Rant about drawing a circle.

First ai hallucinates. Many languages , gui toolkits exists.
With commoder 64 , go graphical mode . y-axis * howmuch + xaxis -> poke color.
Now you are into oblivion.
I found a way , dlang+gtk but no obvious.
[ I need a label ,input box & a circle, when you click , return event , ....]
 
SDL could do it If the surface is the entire program window. Xorg copy/paste in that like gtk windows is probably a challenge...
You can also make a mono bitmap circle in anything with arrays. Set a quarter of the circle bits according to cosine and rotate/copy that to 3 other parts of the circle. The program still needs a pixel draw function.
 
So i want to boot my computer , afterwards on place (50,50) I want a blue dot. Not easy :)
Is relative 640x480 good enough? Boot to X.org, autostart with command: dosbox -fullscreen -c mount c basic_dir -c "c:\qbasic /run c:\prog.bas"
Program:
Code:
screen 12
window (0,0)-(640,480)
pset(320,240),1
circle(320,240),100,1
while INKEY$=""
wend

But there should be a native X.org equivalent for this. How did that old xeyes program work?
 
Good algorithm, but which API ? , fltk , gtk , qt6 ,other ?
Yes, that's a bit more difficult. If you're writing purely for X11, then xcb in the first instance, or Xt/xlib, and maybe using Xaw. There's a graphics programming tutorial for xcb here https://www.x.org/releases/X11R7.7/doc/libxcb/tutorial/index.html . Using xcb is considered a more modern approach compared to xlib nowadays. On wayland... I don't know what they use, but it probably comes down to gtk or qt. If you're actually writing a gtk or qt program, which is perhaps the majority of gui's on unix nowadays, then use the relevent one of those. I wouldn't use fltk unless I was modifying an existing program written using it. Yes there are other options, perhaps the most notable being Tk which has bindings for a number of different languages, but I couldn't find a Zig binding for Tk, at least, not from a quick online search. Tk is likely what you would use if your program was going to be written in Tcl, Python or Perl, for example. Remember that gtk started out as the 'gimp toolkit' - the people who wrote the early versions of gimp wrote their own widget set; since that time it has become adopted as a standard by itself. Similarly qt started out as the toolkit used to write the early versions of kde, I have a feeling qt might have been originally written for smartphones, but don't quote me on that.

This gui API fragmentation thing has always been a big problem on unix, and is a large part of the reason why it has never developed into a true competitor for mac or windows on the desktop.
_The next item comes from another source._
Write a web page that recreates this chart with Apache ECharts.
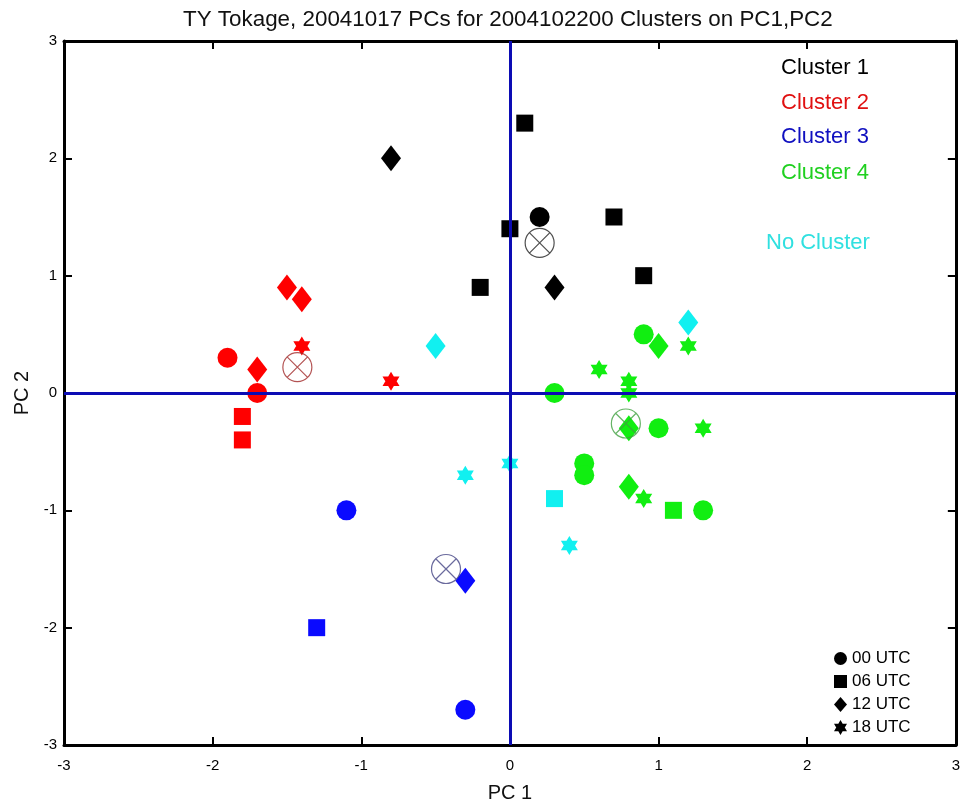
<!DOCTYPE html>
<html>
<head>
<meta charset="utf-8">
<script src="https://cdn.jsdelivr.net/npm/echarts@6/dist/echarts.min.js"></script>
<style>
html,body{margin:0;padding:0;background:#fff;}
#chart{width:963px;height:809px;}
</style>
</head>
<body>
<div id="chart"></div>
<script>
// ---- data: [PC1, PC2, hour] ----
const cluster1 = [[-0.8,2.0,'12'],[0.1,2.3,'06'],[0.2,1.5,'00'],[0.0,1.4,'06'],[0.7,1.5,'06'],[0.9,1.0,'06'],[-0.2,0.9,'06'],[0.3,0.9,'12']];
const cluster2 = [[-1.9,0.3,'00'],[-1.7,0.0,'00'],[-1.7,0.2,'12'],[-1.5,0.9,'12'],[-1.4,0.8,'12'],[-1.4,0.4,'18'],[-0.8,0.1,'18'],[-1.8,-0.2,'06'],[-1.8,-0.4,'06']];
const cluster3 = [[-1.1,-1.0,'00'],[-1.3,-2.0,'06'],[-0.3,-1.6,'12'],[-0.3,-2.7,'00']];
const cluster4 = [[0.9,0.5,'00'],[1.0,0.4,'12'],[1.2,0.4,'18'],[0.6,0.2,'18'],[0.8,0.1,'18'],[0.8,0.0,'18'],[0.3,0.0,'00'],[0.8,-0.3,'12'],[1.0,-0.3,'00'],[1.3,-0.3,'18'],[0.5,-0.6,'00'],[0.5,-0.7,'00'],[0.8,-0.8,'12'],[0.9,-0.9,'18'],[1.1,-1.0,'06'],[1.3,-1.0,'00']];
const noCluster = [[1.2,0.6,'12'],[-0.5,0.4,'12'],[-0.3,-0.7,'18'],[0.0,-0.6,'18'],[0.3,-0.9,'06'],[0.4,-1.3,'18']];
const centroids = [[0.2,1.28],[-1.43,0.22],[-0.43,-1.5],[0.78,-0.26]];
const hours = ['00','06','12','18'];
const clusterNames = ['Cluster 1','Cluster 2','Cluster 3','Cluster 4','No Cluster'];
const axisTicks = [-3,-2,-1,0,1,2,3];

// ---- styling ----
const clusterColors = ['#000000','#ff0000','#0a0aff','#11ee11','#11f0f0'];
const textColors = ['#000000','#e01010','#1010c0','#20d020','#30e0e0'];
const centroidColors = ['#222222','#a02828','#454585','#40a040'];
const STAR = 'path://M0,-1 L0.866,0.5 L-0.866,0.5 Z M0,1 L-0.866,-0.5 L0.866,-0.5 Z';
const SQUARE = 'path://M0,0 L1,0 L1,1 L0,1 Z';
const CROSSCIRCLE = 'path://M0,-1 A1,1 0 1,1 0,1 A1,1 0 1,1 0,-1 Z M-0.707,-0.707 L0.707,0.707 M0.707,-0.707 L-0.707,0.707';
const hourSymbol = {'00':'circle','06':'rect','12':'diamond','18':STAR};
const hourSize = {'00':[20,20],'06':[17,17],'12':[20,26],'18':[17,19]};
const FONT = 'Liberation Sans, Arial, Helvetica, sans-serif';

const allClusters = [cluster1, cluster2, cluster3, cluster4, noCluster];
const series = [];

// reference lines at PC=0
series.push({
  type:'line', data:[], z:1, silent:true,
  markLine:{
    silent:true, symbol:'none', label:{show:false},
    lineStyle:{color:'#0c0cb4', width:3, type:'solid'},
    data:[{xAxis:0},{yAxis:0}]
  }
});

allClusters.forEach((pts, ci) => {
  hours.forEach(h => {
    const d = pts.filter(p => p[2] === h).map(p => [p[0], p[1]]);
    if (!d.length) return;
    series.push({
      name: h + ' UTC', type:'scatter', z:3,
      symbol: hourSymbol[h], symbolSize: hourSize[h],
      itemStyle:{color: clusterColors[ci], opacity:1},
      data: d
    });
  });
});

centroids.forEach((c, i) => {
  series.push({
    type:'scatter', z:4, symbol: CROSSCIRCLE, symbolSize:[29,29],
    itemStyle:{color:'rgba(0,0,0,0)', borderColor: centroidColors[i], borderWidth:1.2},
    data:[c]
  });
});

const axisCommon = {
  type:'value', min:-3, max:3, interval:1,
  splitLine:{show:false},
  axisLine:{show:true, onZero:false, lineStyle:{color:'#000', width:3}},
  axisTick:{show:true, inside:true, length:8, lineStyle:{color:'#000', width:2}},
};

const option = {
  backgroundColor:'#fff',
  animation:false,
  title:{
    text:'TY Tokage, 20041017 PCs for 2004102200 Clusters on PC1,PC2',
    left:178, top:4,
    textStyle:{fontFamily:FONT, fontSize:22.4, fontWeight:'normal', color:'#111'}
  },
  grid:{left:64, right:5, top:41, bottom:64, containLabel:false},
  xAxis:[
    Object.assign({}, axisCommon, {
      position:'bottom',
      name:'PC 1', nameLocation:'middle', nameGap:38,
      nameTextStyle:{fontFamily:FONT, fontSize:20, color:'#111'},
      axisLabel:{fontFamily:FONT, fontSize:15, color:'#000', margin:13,
        formatter: v => axisTicks.includes(v) ? String(v) : ''}
    }),
    Object.assign({}, axisCommon, {position:'top', axisLabel:{show:false}})
  ],
  yAxis:[
    Object.assign({}, axisCommon, {
      position:'left',
      name:'PC 2', nameLocation:'middle', nameGap:32, nameRotate:90,
      nameTextStyle:{fontFamily:FONT, fontSize:20, color:'#111'},
      axisLabel:{fontFamily:FONT, fontSize:15, color:'#000', margin:7,
        formatter: v => axisTicks.includes(v) ? String(v) : ''}
    }),
    Object.assign({}, axisCommon, {position:'right', axisLabel:{show:false}})
  ],
  legend:{
    orient:'vertical', left:829, top:645,
    itemWidth:13, itemHeight:15, itemGap:6,
    selectedMode:false,
    textStyle:{fontFamily:FONT, fontSize:17, color:'#000', lineHeight:15},
    data: hours.map(h => ({
      name: h + ' UTC',
      icon: h === '06' ? SQUARE : hourSymbol[h],
      itemStyle:{color:'#000'}
    }))
  },
  graphic: clusterNames.map((n, i) => ({
    type:'text',
    left: i === 4 ? 766 : 781,
    top: [57, 92, 126, 162, 232][i],
    style:{text:n, fill:textColors[i], font:'22px ' + FONT}
  })),
  series: series
};

const chart = echarts.init(document.getElementById('chart'), null, {renderer:'canvas'});
chart.setOption(option);
</script>
</body>
</html>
The "standard" gui platform for unix was supposed to be motif and CDE, but that was abandoned decades ago, and the PITA motif/Xt/xlib API stack was too complex to be readily usable, which is why gtk and qt were developed as replacements. This is why we have the two main competing desktops today - gnome and kde. It also happens to be divided by programming language - C for gtk and C++ for qt.

Or... you could always go "full bloat" and write it for electron... 😁
 
The base system provides libvgl for drawing graphics directly in a virtual console, but it only works with syscons, not with vt. Someone mentioned somewhere (in one of the conference call recordings on YouTube, I think?) that they were considering updating it to work with vt, which would be cool.
 
If you wanted to do something a bit more adventurous... there's a nice set of OpenGL tutorials here: https://github.com/VictorGordan/opengl-tutorials

They might not work directly on freebsd as-is, you would probably have to port them over to freebsd's implementation of ogl, presumably mesa, so I expect "some assembly required". I haven't played with ogl myself on freebsd. But that would be an interesting little project.
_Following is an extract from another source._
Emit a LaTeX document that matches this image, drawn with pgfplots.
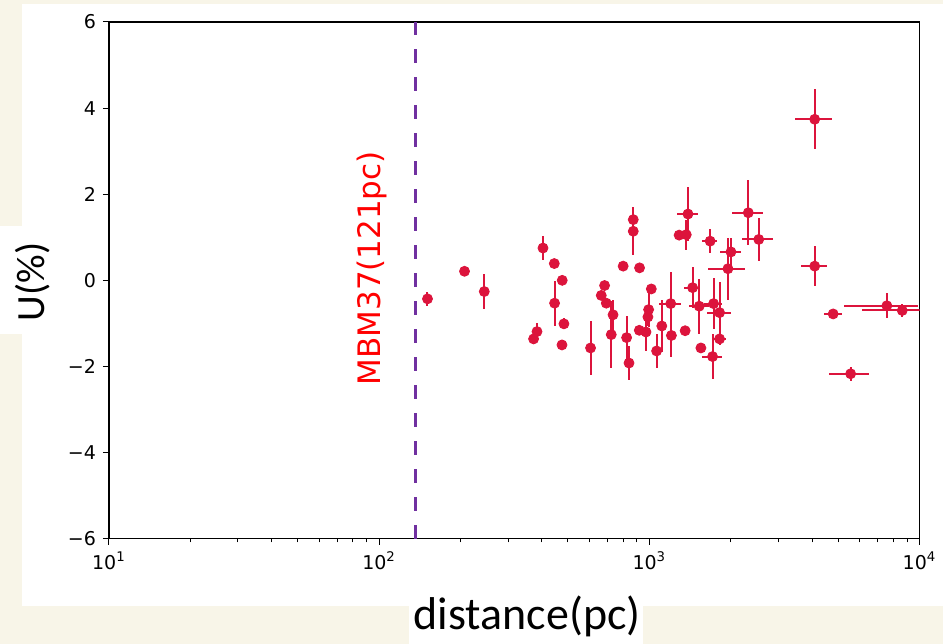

The mesa libs are definitely available https://www.freshports.org/graphics/mesa-libs/
I found a tutorial here, although it's based on qt, and it's a bit old (2013) https://ftp.nl.freebsd.org/languages/qt/learning/developerguides/qtopengltutorial/OpenGLTutorial.pdf
Interesting... there is also this framework that looks useful: https://www.freebsdsoftware.org/graphics/glfw2.html
 
"Lost in Translation" belongs to a select group of great movies I don't think I'll ever watch, because I just don't feel like it. The three Godfathers are in that list as well, and so is Titanic. I'm sure I'm leaving out some others.
 
The base system provides libvgl for drawing graphics directly in a virtual console, but it only works with syscons, not with vt. Someone mentioned somewhere (in one of the conference call recordings on YouTube, I think?) that they were considering updating it to work with vt, which would be cool.
Interesting... that's the kind of thing that would be needed to get my favourite web browser www/links to work in graphics mode in the freebsd VC. Sadly I still only appear to get 'links -g' to work in the linux VC at the present time.
 
We the Borg from Microsoft, we now alot about Python... Please assimilate our contract & our terms.
Your standards will be assimilated into our new Microsoft Standard.
Stop openldap, use Active Directory.